Data provided —
##########
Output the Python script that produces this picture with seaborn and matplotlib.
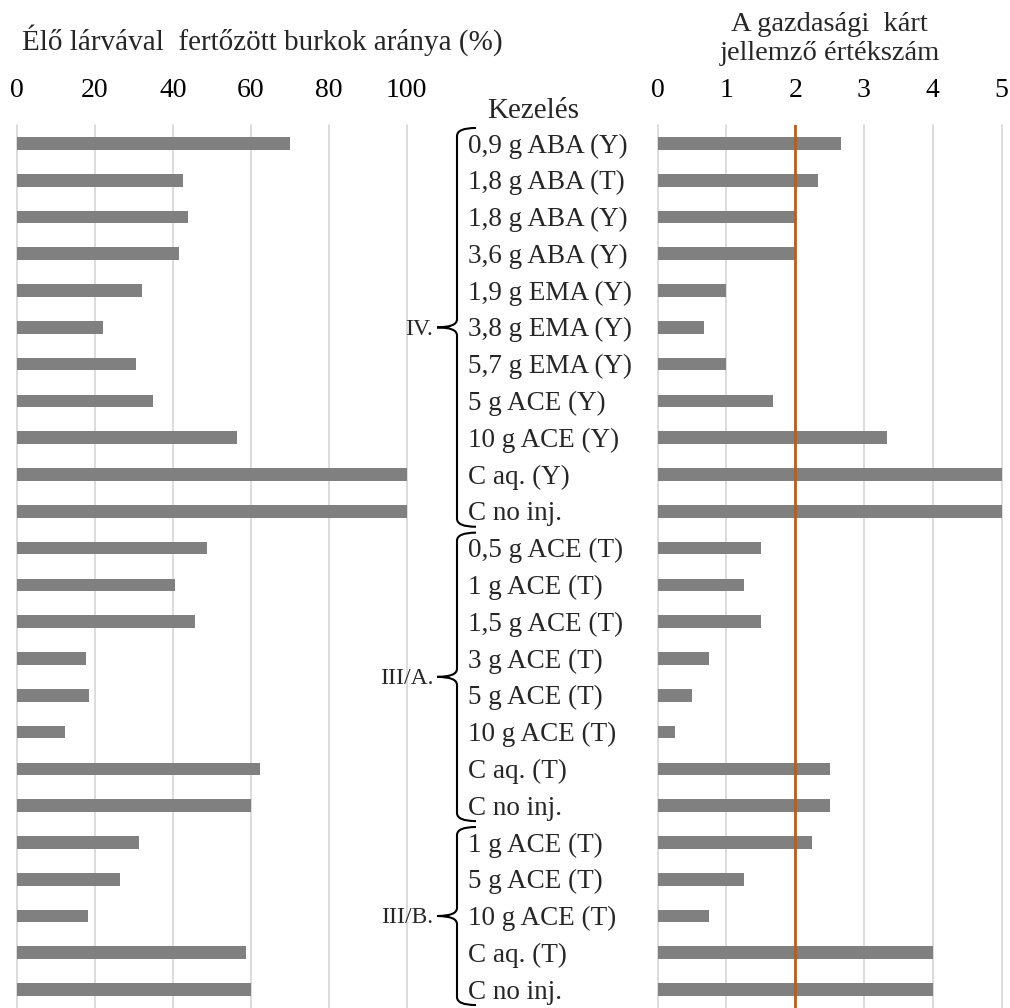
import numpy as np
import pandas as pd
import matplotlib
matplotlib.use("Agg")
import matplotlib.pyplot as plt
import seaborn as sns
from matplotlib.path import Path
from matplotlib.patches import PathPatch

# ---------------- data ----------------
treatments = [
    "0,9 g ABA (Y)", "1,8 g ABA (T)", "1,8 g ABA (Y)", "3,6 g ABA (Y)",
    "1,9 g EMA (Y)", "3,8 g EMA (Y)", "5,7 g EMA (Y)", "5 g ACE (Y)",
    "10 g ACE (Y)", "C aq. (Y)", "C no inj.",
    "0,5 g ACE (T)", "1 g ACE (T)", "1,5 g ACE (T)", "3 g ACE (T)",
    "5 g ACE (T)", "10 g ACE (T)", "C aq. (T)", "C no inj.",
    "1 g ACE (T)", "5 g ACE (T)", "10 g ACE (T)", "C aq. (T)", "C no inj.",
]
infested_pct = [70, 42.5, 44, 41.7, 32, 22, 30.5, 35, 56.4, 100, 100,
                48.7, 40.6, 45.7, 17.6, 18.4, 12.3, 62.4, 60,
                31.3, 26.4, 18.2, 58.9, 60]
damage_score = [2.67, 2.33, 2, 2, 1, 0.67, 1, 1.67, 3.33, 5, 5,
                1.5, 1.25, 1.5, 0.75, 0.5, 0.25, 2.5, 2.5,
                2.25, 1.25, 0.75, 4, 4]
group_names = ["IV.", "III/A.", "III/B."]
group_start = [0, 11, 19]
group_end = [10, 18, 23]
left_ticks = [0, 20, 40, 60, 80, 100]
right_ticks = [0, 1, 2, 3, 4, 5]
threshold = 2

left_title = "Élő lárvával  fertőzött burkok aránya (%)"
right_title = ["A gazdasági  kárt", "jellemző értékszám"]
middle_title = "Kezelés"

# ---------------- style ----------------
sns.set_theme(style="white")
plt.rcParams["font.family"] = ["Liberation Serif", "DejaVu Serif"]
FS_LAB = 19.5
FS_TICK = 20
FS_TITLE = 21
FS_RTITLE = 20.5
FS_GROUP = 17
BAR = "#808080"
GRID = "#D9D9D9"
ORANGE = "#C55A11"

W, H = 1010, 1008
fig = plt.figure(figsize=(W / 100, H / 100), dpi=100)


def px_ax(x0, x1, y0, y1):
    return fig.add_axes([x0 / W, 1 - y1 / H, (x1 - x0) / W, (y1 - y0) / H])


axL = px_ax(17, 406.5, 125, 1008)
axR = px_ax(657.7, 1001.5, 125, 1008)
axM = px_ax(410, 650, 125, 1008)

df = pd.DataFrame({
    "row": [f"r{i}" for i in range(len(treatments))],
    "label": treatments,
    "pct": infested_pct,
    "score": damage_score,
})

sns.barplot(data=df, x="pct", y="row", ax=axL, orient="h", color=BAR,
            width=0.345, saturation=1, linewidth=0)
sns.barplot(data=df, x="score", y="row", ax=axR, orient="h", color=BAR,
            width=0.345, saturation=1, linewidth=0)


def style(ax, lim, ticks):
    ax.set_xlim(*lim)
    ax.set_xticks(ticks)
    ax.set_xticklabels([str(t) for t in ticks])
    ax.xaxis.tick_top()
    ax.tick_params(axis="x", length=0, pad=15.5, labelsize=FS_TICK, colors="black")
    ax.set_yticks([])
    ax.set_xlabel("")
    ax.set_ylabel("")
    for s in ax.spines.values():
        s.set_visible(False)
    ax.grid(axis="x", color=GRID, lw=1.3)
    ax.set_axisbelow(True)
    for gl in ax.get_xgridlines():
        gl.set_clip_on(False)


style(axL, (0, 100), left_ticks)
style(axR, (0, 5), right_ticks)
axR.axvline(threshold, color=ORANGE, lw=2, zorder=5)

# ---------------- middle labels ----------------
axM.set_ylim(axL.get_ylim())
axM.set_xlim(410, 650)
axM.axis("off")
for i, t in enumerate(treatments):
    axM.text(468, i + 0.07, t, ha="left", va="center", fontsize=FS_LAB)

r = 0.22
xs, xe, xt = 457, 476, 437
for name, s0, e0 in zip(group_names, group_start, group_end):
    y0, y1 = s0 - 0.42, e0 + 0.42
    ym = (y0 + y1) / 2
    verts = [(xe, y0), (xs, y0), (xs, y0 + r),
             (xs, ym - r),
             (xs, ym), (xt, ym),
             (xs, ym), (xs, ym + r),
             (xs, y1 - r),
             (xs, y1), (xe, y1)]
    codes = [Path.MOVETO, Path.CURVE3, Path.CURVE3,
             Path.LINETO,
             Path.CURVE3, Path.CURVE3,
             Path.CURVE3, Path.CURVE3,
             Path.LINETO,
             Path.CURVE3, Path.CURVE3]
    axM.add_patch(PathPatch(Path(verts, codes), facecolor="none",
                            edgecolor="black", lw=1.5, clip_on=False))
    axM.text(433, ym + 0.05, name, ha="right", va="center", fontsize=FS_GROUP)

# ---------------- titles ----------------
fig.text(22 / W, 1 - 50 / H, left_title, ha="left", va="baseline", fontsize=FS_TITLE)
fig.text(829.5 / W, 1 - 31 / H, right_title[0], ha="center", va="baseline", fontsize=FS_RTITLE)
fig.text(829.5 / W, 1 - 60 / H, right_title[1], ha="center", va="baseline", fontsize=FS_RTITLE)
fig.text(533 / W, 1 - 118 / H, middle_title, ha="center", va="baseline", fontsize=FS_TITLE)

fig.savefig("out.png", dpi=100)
##########
Objective — Write out an exact copy of the listing, first line through the line containing "from matplotlib.patches import PathPatch", with the pictures left out.

Right answer —
Output the Python script that produces this picture with seaborn and matplotlib.
import numpy as np
import pandas as pd
import matplotlib
matplotlib.use("Agg")
import matplotlib.pyplot as plt
import seaborn as sns
from matplotlib.path import Path
from matplotlib.patches import PathPatch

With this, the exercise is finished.